What this new version of the film lacks, however, is heart. Everything feels so mechanical. Doucett comes across as a real asshole, and not because Josh Brolin is a bad actor (quite the opposite) but because the character was written that way. In that way we tend to invest in his quest for revenge a little less, and we lack the catharsis, or whatever you want to call it, during the film's climax. Technically the film is superb. Sound, cinematography, everything is solid. In some places the film is even more violent than the original. But even if taken alone, there's something intangible that the film lacks, a kind of organic, visceral feeling that one evokes with such images.

I'd recommend at least a watch from fans of the original, just to see how the source material can be played with in new ways. New fans might want to try this version, although I still stand with the Korean adaptation.

Monday, April 14, 2014

Bang Bang (she shot me down)

What makes men do evil things?

This seems to be the question posed by Bang Bang Alley, a movie from first time director/producer (?) Ely Buendia of the legendary rock band Eraserheads. It is composed of four separate stories tied together with a theme somewhat patterned on this question.

In the first story, Jimmy Santos is a troubled soul haunted by sins committed long past, and he takes justice in his own hands. Was he really right to do what he did in the first place? What if he was just delusional? I don't know either, but I'm hooked.

In the second story, dirty politics rears its ugly head as a journalist (Bela Padilla) tries to escape the hands of a corrupt politician played by Joel Torre by enrolling in the witness protection program. The second story is really good, and at turns is quite surprising. Joel Torre is as always an interesting and enigmatic figure. Bela Padilla has her own sense of righteousness and fights for it until the very end of the film. In this segment, people are no better than animals striving for survival in a dog eat dog world. (The four stories seem to be interconnected for some reason.)

In the third story, Gabe Mercado is a taxi driver with a dark secret. This is the best of the major segments as it tackles guilt and the capacity of man to do bad things, maybe by choice or maybe by circumstance. In a way it ties everything together. Mercado has a fantastic performance as this guy who in all honesty is a decent person turned sour by the world he lives in.

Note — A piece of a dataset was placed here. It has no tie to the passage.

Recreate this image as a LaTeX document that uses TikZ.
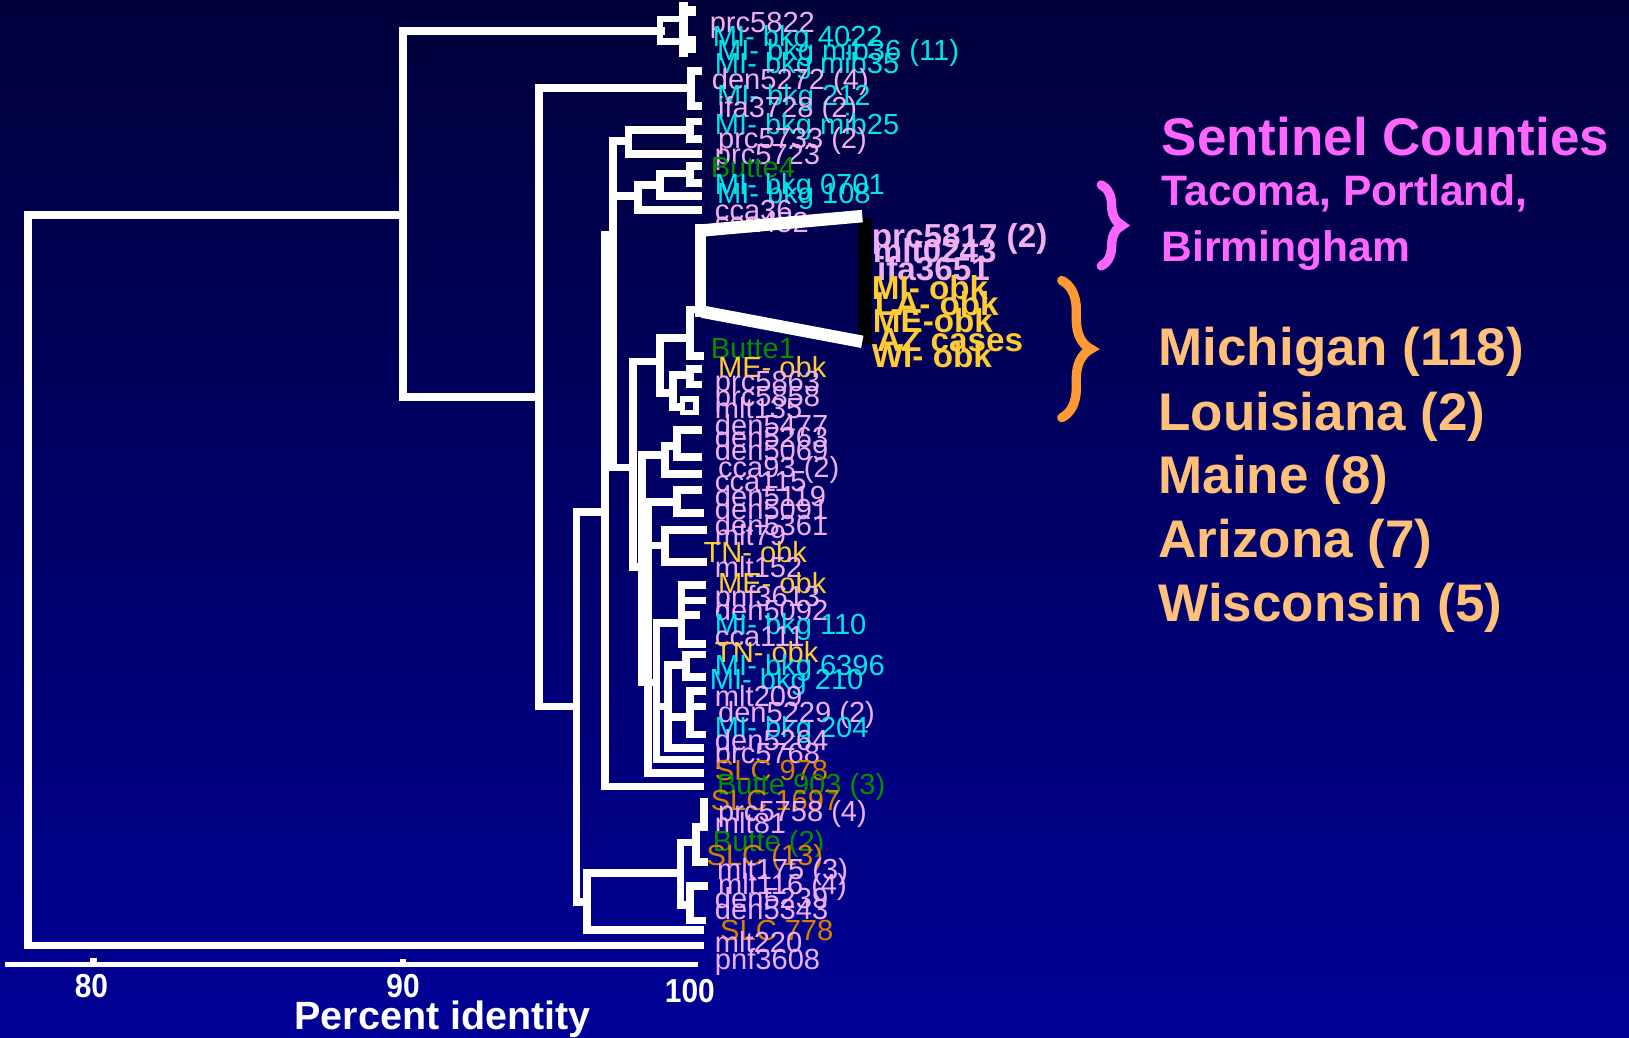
\documentclass[tikz,border=0pt]{standalone}
\usepackage{fontspec}
\setmainfont{Liberation Sans}
\usetikzlibrary{decorations.pathreplacing}
\definecolor{bgtop}{HTML}{00003A}
\definecolor{bgbot}{HTML}{000096}
\definecolor{lpink}{HTML}{F0B0F0}
\definecolor{lcyan}{HTML}{00E6E6}
\definecolor{lgreen}{HTML}{009000}
\definecolor{lyellow}{HTML}{FFCC33}
\definecolor{lorange}{HTML}{D98000}
\definecolor{mag}{HTML}{FF66FF}
\definecolor{peach}{HTML}{FFC07A}
\definecolor{braceor}{HTML}{FF9933}
\begin{document}
\begin{tikzpicture}[x=1pt,y=-1pt,
  tree/.style={draw=white,line width=7.5pt,line join=miter,line cap=rect},
  leaf/.style={anchor=base west,inner sep=0pt,font=\fontsize{28}{28}\selectfont},
  bleaf/.style={anchor=base west,inner sep=0pt,font=\fontsize{32}{32}\selectfont\bfseries},
  axlab/.style={anchor=base,inner sep=0pt,text=white,font=\fontsize{32}{32}\selectfont\bfseries},
  bigtxt/.style={anchor=base west,inner sep=0pt,font=\fontsize{51}{51}\selectfont\bfseries},
  midtxt/.style={anchor=base west,inner sep=0pt,font=\fontsize{41}{41}\selectfont\bfseries},
  bracestyle/.style={line width=9pt,decorate,line cap=round}]
\useasboundingbox (0,0) rectangle (1568,999);
\shade[top color=bgtop,bottom color=bgbot] (0,0) rectangle (1568,999);

% ---- tree ----
\draw[tree] (388,207) -- (27,207) -- (27,910) -- (674,910);
\draw[tree] (636,30) -- (388,30) -- (388,382) -- (519,382);
% top cluster box
\draw[tree,line width=6pt] (658,18) -- (635,18) -- (635,40) -- (658,40);
\draw[tree,line width=8pt] (658,6) -- (658,51);
\fill[white] (660,6) rectangle (670,15);
\fill[white] (660,35) rectangle (670,51);
% den5272 cluster
\draw[tree] (664,85) -- (519,85) -- (519,680) -- (555,680);
\draw[tree] (672,68) -- (665,68) -- (665,102) -- (672,102);
% F
\draw[tree] (605,136) -- (590,136) -- (590,450) -- (609,450);
\draw[tree] (664,125) -- (605,125) -- (605,148) -- (672,148);
\draw[tree] (672,117) -- (664,117) -- (664,134) -- (672,134);
\draw[tree] (590,189) -- (614,189);
\draw[tree] (635,178) -- (614,178) -- (614,202) -- (672,202);
\draw[tree] (662,167) -- (635,167) -- (635,189) -- (672,189);
\draw[tree] (672,160) -- (664,160) -- (664,176) -- (672,176);
% B, D, E
\draw[tree] (590,226) -- (582,226) -- (582,757) -- (674,757);
\draw[tree] (582,493) -- (555,493) -- (555,868) -- (565,868);
\draw[tree] (655,840) -- (565,840) -- (565,895) -- (674,895);
\draw[tree] (655,811) -- (655,871);
\draw[tree] (655,811) -- (670,811);
\draw[tree] (678,796) -- (670,796) -- (670,830) -- (678,830);
\draw[tree] (678,772) -- (678,796);
\draw[tree] (655,871) -- (664,871);
\draw[tree] (678,853) -- (664,853) -- (664,886) -- (676,886);
% G
\draw[tree] (635,348) -- (609,348) -- (609,546) -- (618,546);
\draw[tree] (664,325) -- (635,325) -- (635,378) -- (648,378);
\draw[tree] (677,298) -- (664,298) -- (664,343) -- (674,343);
\draw[tree] (664,361) -- (648,361) -- (648,392) -- (656,392);
\draw[tree] (672,355) -- (664,355) -- (664,370) -- (672,370);
\draw[tree,line width=5pt] (657,384) rectangle (670,397);
% H and below
\draw[tree] (618,438) -- (618,657);
\draw[tree] (618,438) -- (640,438);
\draw[tree] (652,429) -- (640,429) -- (640,456) -- (672,456);
\draw[tree] (672,414) -- (652,414) -- (652,440) -- (672,440);
\draw[tree] (652,483) -- (624,483) -- (624,744) -- (674,744);
\draw[tree] (672,472) -- (652,472) -- (652,494) -- (674,494);
\draw[tree] (624,525) -- (640,525);
\draw[tree] (677,510) -- (640,510) -- (640,541) -- (677,541);
\draw[tree] (618,657) -- (632,657);
\draw[tree] (656,600) -- (632,600) -- (632,731) -- (674,731);
\draw[tree] (676,563) -- (656,563) -- (656,620) -- (676,620);
\draw[tree] (656,578) -- (676,578);
\draw[tree] (656,592) -- (670,592);
\draw[tree] (632,680) -- (643,680);
\draw[tree] (660,640) -- (643,640) -- (643,720) -- (674,720);
\draw[tree] (676,630) -- (660,630) -- (660,652) -- (676,652);
\draw[tree] (643,690) -- (664,690);
\draw[tree] (676,665) -- (664,665) -- (664,707) -- (676,707);
\draw[tree] (664,680) -- (676,680);

% ---- axis ----
\draw[white,line width=5pt] (5,928) -- (672,928);
\fill[white] (87,922) rectangle (93,928);
\fill[white] (385,923) rectangle (391,928);
\node[axlab] (t80) at (88,960) {\scalebox{0.9}[1]{80}};
\node[axlab] (t90) at (388,960) {\scalebox{0.9}[1]{90}};
\node[axlab] (t100) at (664,965) {\scalebox{0.9}[1]{100}};
\node[anchor=base,inner sep=0pt,text=white,font=\fontsize{38}{38}\selectfont\bfseries] (xlab) at (426,991) {Percent identity};

% ---- leaf labels ----
\node[leaf,text=lpink] (l1) at (683,31) {prc5822};
\node[leaf,text=lcyan] (l2) at (686,45) {MI- bkg 4022};
\node[leaf,text=lcyan] (l3) at (690,58) {MI- bkg mib36 (11)};
\node[leaf,text=lcyan] (l4) at (688,71) {MI- bkg mib35};
\node[leaf,text=lpink] (l5) at (685,86) {den5272 (4)};
\node[leaf,text=lcyan] (l6) at (690,102) {MI- bkg 212};
\node[leaf,text=lpink] (l7) at (691,113) {ifa3728 (2)};
\node[leaf,text=lcyan] (l8) at (688,129) {MI- bkg mib25};
\node[leaf,text=lpink] (l9) at (691,143) {prc5733 (2)};
\node[leaf,text=lpink] (l10) at (688,158) {prc5723};
\node[leaf,text=lgreen] (l11) at (684,171) {Butte4};
\node[leaf,text=lcyan] (l12) at (688,187) {MI- bkg 0701};
\node[leaf,text=lcyan] (l13) at (690,196) {MI- bkg 108};
\node[leaf,text=lpink] (l14) at (688,212) {cca36};
\node[leaf,text=lpink] (l15) at (688,224) {cca452};
\node[leaf,text=lgreen] (l16) at (684,345) {Butte1};
\node[leaf,text=lyellow] (l17) at (691,363) {ME- obk};
\node[leaf,text=lpink] (l18) at (688,377) {prc5863};
\node[leaf,text=lpink] (l19) at (688,391) {prc5858};
\node[leaf,text=lpink] (l20) at (688,403) {mlt135};
\node[leaf,text=lpink] (l21) at (688,419) {den5477};
\node[leaf,text=lpink] (l22) at (688,431) {den5263};
\node[leaf,text=lpink] (l23) at (688,443) {den5069};
\node[leaf,text=lpink] (l24) at (691,460) {cca93 (2)};
\node[leaf,text=lpink] (l25) at (688,473) {cca115};
\node[leaf,text=lpink] (l26) at (688,488) {den5119};
\node[leaf,text=lpink] (l27) at (688,500) {den5091};
\node[leaf,text=lpink] (l28) at (688,515) {den5361};
\node[leaf,text=lpink] (l29) at (688,525) {mlt79};
\node[leaf,text=lyellow] (l30) at (677,541) {TN- obk};
\node[leaf,text=lpink] (l31) at (688,556) {mlt152};
\node[leaf,text=lyellow] (l32) at (691,571) {ME- obk};
\node[leaf,text=lpink] (l33) at (688,584) {pnf3613};
\node[leaf,text=lpink] (l34) at (688,597) {den5092};
\node[leaf,text=lcyan] (l35) at (688,611) {MI- bkg 110};
\node[leaf,text=lpink] (l36) at (688,622) {cca111};
\node[leaf,text=lyellow] (l37) at (688,638) {TN- obk};
\node[leaf,text=lcyan] (l38) at (688,650) {MI- bkg 6396};
\node[leaf,text=lcyan] (l39) at (683,664) {MI- bkg 210};
\node[leaf,text=lpink] (l40) at (688,680) {mlt209};
\node[leaf,text=lpink] (l41) at (691,695) {den5229 (2)};
\node[leaf,text=lcyan] (l42) at (688,710) {MI- bkg 204};
\node[leaf,text=lpink] (l43) at (688,722) {den5264};
\node[leaf,text=lpink] (l44) at (688,735) {prc5768};
\node[leaf,text=lorange] (l45) at (688,751) {SLC 978};
\node[leaf,text=lgreen] (l46) at (690,765) {Butte 903 (3)};
\node[leaf,text=lorange] (l47) at (684,780) {SLC 1697};
\node[leaf,text=lpink] (l48) at (691,791) {prc5758 (4)};
\node[leaf,text=lpink] (l49) at (688,802) {mlt81};
\node[leaf,text=lgreen] (l50) at (686,820) {Butte (2)};
\node[leaf,text=lorange] (l51) at (680,833) {SLC (13)};
\node[leaf,text=lpink] (l52) at (690,847) {mlt175 (3)};
\node[leaf,text=lpink] (l53) at (691,861) {mlt116 (4)};
\node[leaf,text=lpink] (l54) at (688,874) {den5239};
\node[leaf,text=lpink] (l55) at (688,885) {den5343};
\node[leaf,text=lorange] (l56) at (693,905) {SLC 778};
\node[leaf,text=lpink] (l57) at (688,917) {mlt220};
\node[leaf,text=lpink] (l58) at (688,933) {pnf3608};

% ---- expanded outbreak cluster ----
\fill[black] (826,210) rectangle (839,331);
\draw[white,line width=12pt] (674,222) -- (830,208);
\draw[white,line width=12pt] (676,300) -- (830,329);
\draw[white,line width=11pt] (674,216) -- (674,305);
\node[bleaf,text=lpink] (c1) at (839,238) {prc5817 (2)};
\node[bleaf,text=lpink] (c2) at (840,253) {mlt0243};
\node[bleaf,text=lpink] (c3) at (844,270) {ifa3651};
\node[bleaf,text=lyellow] (c4) at (839,288) {MI- obk};
\node[bleaf,text=lyellow] (c5) at (842,304) {LA- obk};
\node[bleaf,text=lyellow] (c6) at (840,320) {ME-obk};
\node[bleaf,text=lyellow] (c7) at (844,338) {AZ cases};
\node[bleaf,text=lyellow] (c8) at (839,354) {WI- obk};

% ---- right-hand text ----
\draw[mag,bracestyle,decoration={brace,amplitude=20pt}] (1060,178) -- (1060,256);
\draw[braceor,bracestyle,decoration={brace,amplitude=28pt}] (1022,270) -- (1022,402);
\node[bigtxt,text=mag] (sc) at (1118,150) {Sentinel Counties};
\node[midtxt,text=mag] (tp) at (1118,198) {Tacoma, Portland,};
\node[midtxt,text=mag] (bh) at (1118,252) {Birmingham};
\node[bigtxt,text=peach] (s1) at (1115,352) {Michigan (118)};
\node[bigtxt,text=peach] (s2) at (1115,414) {Louisiana (2)};
\node[bigtxt,text=peach] (s3) at (1115,475) {Maine (8)};
\node[bigtxt,text=peach] (s4) at (1115,537) {Arizona (7)};
\node[bigtxt,text=peach] (s5) at (1115,598) {Wisconsin (5)};
\end{tikzpicture}
\end{document}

The last part of the film is arguably the most popular story and is the segment we see in trailers. Megan Young is a runaway from the law who took justice into her own hands. Faced with a life of solitude, she faces a new trial as people threaten her new way of life. It's my least favorite of all four segments, as it really ties weakly to the rest of the film and the premise is not as solid as the previous three. Megan Young could be used more effectively but she feels underutilized here. In some scenes I wished that someone would teach the lady how to use a gun as that is dangerous, (although that may actually be the point).

Overall Bang Bang Alley shines with classy production and three great stories. While the last segment isn't as good as the previous three, it does not manage to bring the whole thing down and remains an interesting experience.